Written exercise: Copy out the whole listing exactly as written, leaving the pictures behind.

Given data:
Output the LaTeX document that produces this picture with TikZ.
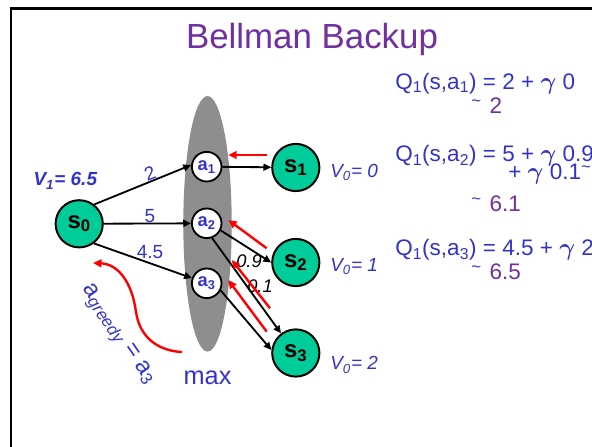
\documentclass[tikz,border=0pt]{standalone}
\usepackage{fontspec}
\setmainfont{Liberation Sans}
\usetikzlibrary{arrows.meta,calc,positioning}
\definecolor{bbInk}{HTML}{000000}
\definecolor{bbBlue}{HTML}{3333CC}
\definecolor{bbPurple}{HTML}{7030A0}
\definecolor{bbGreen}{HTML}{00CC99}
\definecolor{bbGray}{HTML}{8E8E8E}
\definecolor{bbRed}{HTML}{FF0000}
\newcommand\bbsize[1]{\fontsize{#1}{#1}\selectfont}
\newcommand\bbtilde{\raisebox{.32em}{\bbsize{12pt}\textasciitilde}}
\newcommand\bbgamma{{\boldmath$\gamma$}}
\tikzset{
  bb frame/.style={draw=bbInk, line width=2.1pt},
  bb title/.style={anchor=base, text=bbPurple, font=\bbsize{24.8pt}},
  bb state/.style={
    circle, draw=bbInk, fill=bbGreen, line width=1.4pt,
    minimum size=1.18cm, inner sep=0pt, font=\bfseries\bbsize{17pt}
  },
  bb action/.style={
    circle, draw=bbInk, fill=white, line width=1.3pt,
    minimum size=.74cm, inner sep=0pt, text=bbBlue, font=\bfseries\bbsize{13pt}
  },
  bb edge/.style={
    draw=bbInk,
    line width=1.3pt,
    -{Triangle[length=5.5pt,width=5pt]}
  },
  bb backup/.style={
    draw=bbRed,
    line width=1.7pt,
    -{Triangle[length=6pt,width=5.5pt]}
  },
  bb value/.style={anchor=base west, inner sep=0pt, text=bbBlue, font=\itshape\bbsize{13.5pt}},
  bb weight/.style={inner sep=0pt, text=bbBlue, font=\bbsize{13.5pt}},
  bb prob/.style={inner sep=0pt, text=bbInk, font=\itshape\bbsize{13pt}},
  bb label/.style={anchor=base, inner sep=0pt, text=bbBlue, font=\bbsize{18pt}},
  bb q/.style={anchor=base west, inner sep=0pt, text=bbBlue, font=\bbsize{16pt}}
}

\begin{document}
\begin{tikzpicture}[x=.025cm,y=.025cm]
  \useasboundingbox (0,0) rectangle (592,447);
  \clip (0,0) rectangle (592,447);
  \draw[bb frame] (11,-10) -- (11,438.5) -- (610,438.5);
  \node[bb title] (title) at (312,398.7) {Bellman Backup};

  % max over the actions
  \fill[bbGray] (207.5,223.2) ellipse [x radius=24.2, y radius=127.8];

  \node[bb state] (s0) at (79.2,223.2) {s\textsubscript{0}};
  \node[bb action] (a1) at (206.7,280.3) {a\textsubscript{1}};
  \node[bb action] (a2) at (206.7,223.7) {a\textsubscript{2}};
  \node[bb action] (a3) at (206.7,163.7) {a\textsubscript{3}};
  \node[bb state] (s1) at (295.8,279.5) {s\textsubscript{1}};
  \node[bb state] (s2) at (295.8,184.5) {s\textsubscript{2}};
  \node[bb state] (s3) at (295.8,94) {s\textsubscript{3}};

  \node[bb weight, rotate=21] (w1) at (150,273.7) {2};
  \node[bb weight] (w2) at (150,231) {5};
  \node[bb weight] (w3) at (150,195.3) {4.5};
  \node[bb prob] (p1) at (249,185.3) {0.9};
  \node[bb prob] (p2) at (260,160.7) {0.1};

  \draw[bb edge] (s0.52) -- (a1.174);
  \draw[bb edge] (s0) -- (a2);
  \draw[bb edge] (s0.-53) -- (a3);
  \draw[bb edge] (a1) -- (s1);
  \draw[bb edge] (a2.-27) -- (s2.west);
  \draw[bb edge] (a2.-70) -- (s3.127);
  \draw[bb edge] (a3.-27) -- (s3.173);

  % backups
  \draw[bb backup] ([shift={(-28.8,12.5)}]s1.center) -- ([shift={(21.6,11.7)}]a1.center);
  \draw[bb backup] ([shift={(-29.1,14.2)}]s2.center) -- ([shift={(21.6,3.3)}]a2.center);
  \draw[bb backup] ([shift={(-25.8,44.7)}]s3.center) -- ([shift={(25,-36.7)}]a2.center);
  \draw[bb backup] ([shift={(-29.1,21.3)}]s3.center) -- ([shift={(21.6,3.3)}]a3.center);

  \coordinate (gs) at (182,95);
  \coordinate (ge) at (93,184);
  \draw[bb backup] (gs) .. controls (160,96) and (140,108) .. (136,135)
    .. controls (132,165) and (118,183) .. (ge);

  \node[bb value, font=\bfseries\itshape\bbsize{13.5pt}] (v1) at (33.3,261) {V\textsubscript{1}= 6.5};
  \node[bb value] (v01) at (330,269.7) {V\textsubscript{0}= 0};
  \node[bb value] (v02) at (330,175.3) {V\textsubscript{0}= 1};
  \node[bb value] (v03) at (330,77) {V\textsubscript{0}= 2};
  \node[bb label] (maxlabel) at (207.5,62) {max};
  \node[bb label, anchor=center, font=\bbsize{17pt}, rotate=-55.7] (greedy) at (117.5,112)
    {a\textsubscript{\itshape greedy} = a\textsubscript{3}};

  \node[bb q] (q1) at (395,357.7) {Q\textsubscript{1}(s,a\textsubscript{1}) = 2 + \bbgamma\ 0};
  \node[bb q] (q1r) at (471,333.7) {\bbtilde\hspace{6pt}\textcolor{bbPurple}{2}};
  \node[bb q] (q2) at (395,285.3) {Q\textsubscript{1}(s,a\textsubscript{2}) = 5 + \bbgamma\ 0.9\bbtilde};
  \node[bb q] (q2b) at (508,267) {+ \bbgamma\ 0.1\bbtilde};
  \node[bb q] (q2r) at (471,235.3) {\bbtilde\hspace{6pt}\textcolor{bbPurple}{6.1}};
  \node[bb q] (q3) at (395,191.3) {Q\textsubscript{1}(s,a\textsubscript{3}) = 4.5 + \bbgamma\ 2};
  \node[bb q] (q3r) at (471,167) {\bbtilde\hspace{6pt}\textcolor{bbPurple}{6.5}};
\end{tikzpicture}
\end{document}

Answer for the task:
Output the LaTeX document that produces this picture with TikZ.
\documentclass[tikz,border=0pt]{standalone}
\usepackage{fontspec}
\setmainfont{Liberation Sans}
\usetikzlibrary{arrows.meta,calc,positioning}
\definecolor{bbInk}{HTML}{000000}
\definecolor{bbBlue}{HTML}{3333CC}
\definecolor{bbPurple}{HTML}{7030A0}
\definecolor{bbGreen}{HTML}{00CC99}
\definecolor{bbGray}{HTML}{8E8E8E}
\definecolor{bbRed}{HTML}{FF0000}
\newcommand\bbsize[1]{\fontsize{#1}{#1}\selectfont}
\newcommand\bbtilde{\raisebox{.32em}{\bbsize{12pt}\textasciitilde}}
\newcommand\bbgamma{{\boldmath$\gamma$}}
\tikzset{
  bb frame/.style={draw=bbInk, line width=2.1pt},
  bb title/.style={anchor=base, text=bbPurple, font=\bbsize{24.8pt}},
  bb state/.style={
    circle, draw=bbInk, fill=bbGreen, line width=1.4pt,
    minimum size=1.18cm, inner sep=0pt, font=\bfseries\bbsize{17pt}
  },
  bb action/.style={
    circle, draw=bbInk, fill=white, line width=1.3pt,
    minimum size=.74cm, inner sep=0pt, text=bbBlue, font=\bfseries\bbsize{13pt}
  },
  bb edge/.style={
    draw=bbInk,
    line width=1.3pt,
    -{Triangle[length=5.5pt,width=5pt]}
  },
  bb backup/.style={
    draw=bbRed,
    line width=1.7pt,
    -{Triangle[length=6pt,width=5.5pt]}
  },
  bb value/.style={anchor=base west, inner sep=0pt, text=bbBlue, font=\itshape\bbsize{13.5pt}},
  bb weight/.style={inner sep=0pt, text=bbBlue, font=\bbsize{13.5pt}},
  bb prob/.style={inner sep=0pt, text=bbInk, font=\itshape\bbsize{13pt}},
  bb label/.style={anchor=base, inner sep=0pt, text=bbBlue, font=\bbsize{18pt}},
  bb q/.style={anchor=base west, inner sep=0pt, text=bbBlue, font=\bbsize{16pt}}
}

\begin{document}
\begin{tikzpicture}[x=.025cm,y=.025cm]
  \useasboundingbox (0,0) rectangle (592,447);
  \clip (0,0) rectangle (592,447);
  \draw[bb frame] (11,-10) -- (11,438.5) -- (610,438.5);
  \node[bb title] (title) at (312,398.7) {Bellman Backup};

  % max over the actions
  \fill[bbGray] (207.5,223.2) ellipse [x radius=24.2, y radius=127.8];

  \node[bb state] (s0) at (79.2,223.2) {s\textsubscript{0}};
  \node[bb action] (a1) at (206.7,280.3) {a\textsubscript{1}};
  \node[bb action] (a2) at (206.7,223.7) {a\textsubscript{2}};
  \node[bb action] (a3) at (206.7,163.7) {a\textsubscript{3}};
  \node[bb state] (s1) at (295.8,279.5) {s\textsubscript{1}};
  \node[bb state] (s2) at (295.8,184.5) {s\textsubscript{2}};
  \node[bb state] (s3) at (295.8,94) {s\textsubscript{3}};

  \node[bb weight, rotate=21] (w1) at (150,273.7) {2};
  \node[bb weight] (w2) at (150,231) {5};
  \node[bb weight] (w3) at (150,195.3) {4.5};
  \node[bb prob] (p1) at (249,185.3) {0.9};
  \node[bb prob] (p2) at (260,160.7) {0.1};

  \draw[bb edge] (s0.52) -- (a1.174);
  \draw[bb edge] (s0) -- (a2);
  \draw[bb edge] (s0.-53) -- (a3);
  \draw[bb edge] (a1) -- (s1);
  \draw[bb edge] (a2.-27) -- (s2.west);
  \draw[bb edge] (a2.-70) -- (s3.127);
  \draw[bb edge] (a3.-27) -- (s3.173);

  % backups
  \draw[bb backup] ([shift={(-28.8,12.5)}]s1.center) -- ([shift={(21.6,11.7)}]a1.center);
  \draw[bb backup] ([shift={(-29.1,14.2)}]s2.center) -- ([shift={(21.6,3.3)}]a2.center);
  \draw[bb backup] ([shift={(-25.8,44.7)}]s3.center) -- ([shift={(25,-36.7)}]a2.center);
  \draw[bb backup] ([shift={(-29.1,21.3)}]s3.center) -- ([shift={(21.6,3.3)}]a3.center);

  \coordinate (gs) at (182,95);
  \coordinate (ge) at (93,184);
  \draw[bb backup] (gs) .. controls (160,96) and (140,108) .. (136,135)
    .. controls (132,165) and (118,183) .. (ge);

  \node[bb value, font=\bfseries\itshape\bbsize{13.5pt}] (v1) at (33.3,261) {V\textsubscript{1}= 6.5};
  \node[bb value] (v01) at (330,269.7) {V\textsubscript{0}= 0};
  \node[bb value] (v02) at (330,175.3) {V\textsubscript{0}= 1};
  \node[bb value] (v03) at (330,77) {V\textsubscript{0}= 2};
  \node[bb label] (maxlabel) at (207.5,62) {max};
  \node[bb label, anchor=center, font=\bbsize{17pt}, rotate=-55.7] (greedy) at (117.5,112)
    {a\textsubscript{\itshape greedy} = a\textsubscript{3}};

  \node[bb q] (q1) at (395,357.7) {Q\textsubscript{1}(s,a\textsubscript{1}) = 2 + \bbgamma\ 0};
  \node[bb q] (q1r) at (471,333.7) {\bbtilde\hspace{6pt}\textcolor{bbPurple}{2}};
  \node[bb q] (q2) at (395,285.3) {Q\textsubscript{1}(s,a\textsubscript{2}) = 5 + \bbgamma\ 0.9\bbtilde};
  \node[bb q] (q2b) at (508,267) {+ \bbgamma\ 0.1\bbtilde};
  \node[bb q] (q2r) at (471,235.3) {\bbtilde\hspace{6pt}\textcolor{bbPurple}{6.1}};
  \node[bb q] (q3) at (395,191.3) {Q\textsubscript{1}(s,a\textsubscript{3}) = 4.5 + \bbgamma\ 2};
  \node[bb q] (q3r) at (471,167) {\bbtilde\hspace{6pt}\textcolor{bbPurple}{6.5}};
\end{tikzpicture}
\end{document}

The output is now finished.